Pandora.com personalised radio

soundslike1981

Well-known member
Rambler said:
You may well, be right, but I'm just sceptical as to how effectively this can be done scientifically. Style, as a century of musicology has shown, is a notoriously difficult thing to pin down and categorise. The real connections between pieces of music are either conscious on the part of the artist - quotation, sampling, etc; or historical (in which case the musical connections can be pretty tangential); or aesthetic, on the part of the listener, which is damn near impossible to quantify. (Interestingly, it's through listeners, who have some sort of database entry system in front of them, that Pandora generates its data, so the subjective is being thrown right into the method, but processed as something rational.)

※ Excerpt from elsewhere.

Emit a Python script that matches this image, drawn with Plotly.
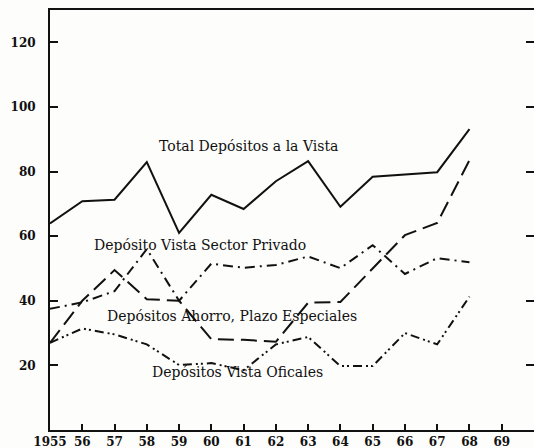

Ostensibly, they're not actually looking to convey particular 'styles', but rather sonic commonalities from amongst potentially disparate "styles". I guess I may be projecting my interest in this sort of thing onto them--but I rarely like to mix or listen from within "a" style. In terms of mood, texture, instrumentation, production method, lyrical content in the case of songs, etc, connections can be neither historical or nor conscious. For example, I found it interesting that the 'This Heat' mix found what are certainly "non-representative" tracks of particular artists whom one would never normally associate with This Heat, but which for that particular track at least, certainly shared sonic aspects. A person could go out and buy a record based on that "non-representative" track and feel burned, I suppose, but I'm interested in the exceptions as much as the rules.

Rambler said:
Absolutely. The real limitation of Pandora at the moment is not necessarily the method, but the amount of music they have to apply it to - hence things like Bon Jovi coming up when one might have expected Acid Mothers Temple, eg.

I'm only 26 and have only a few thousand records, so I'm no master of all music or whatever, but I know enough to get around. And this thing definitely played me some things I've never heard of, and perhaps more persuasively, some things my usual biases (against "indie rock") would've kept me from hearing. And I got only one equivalent of Bon Jovi in terms of what-the-fuck-ness, out of over 50 tracks.

I'm trying a search for "The Meters" right now, and while certainly it's not throwing in dub tracks or experimental post punk or whatever that has a similar spartan feel as I might do---it's not throwing early Ray Charles or late-period P-Funk or whatever, it's getting to the unique funk qualities that I so much love about the Meters above and beyond an interest in the generic concept of funk. So while it's not necessarily making unexpected connections, it's certainly getting at something more accurately than the sort of recommend-bots that Amazon or the like use (which I assume are based more on consumption patterns).
 

soundslike1981

Well-known member
At the least, I have learned that I am apparently a big fan of "extensive vamping," which means I didn't really know what vamping meant. I thought it was something Yngwie Malmsteen did expertly. : p
 

soundslike1981

Well-known member
What would be much cooler is if you could enter a list of songs/artists as apparently disperate as you liked, and let it find things that ran the gamut of commonalities between them.

Or to take a survey that asks hundreds of questions about instruments, styles, keys, etc--whatever they use as criteria--and lets you rate your tendency to enjoy element X.

But I gotta say--ran a search for Can's "Vitamin C," and it's played some pretty great stuff--connecting as far as Mother's Finest (disco-funk with Wonder-esque clavichording) and early Meat Puppets, as well as more obvious things like early Eno and The Fall and the Clash's "Radio Clash" and the Psychedelic Furs and Simple Minds, and has only thrown me a couple Hawkwind/Prog type clunkers, through about 25 tracks.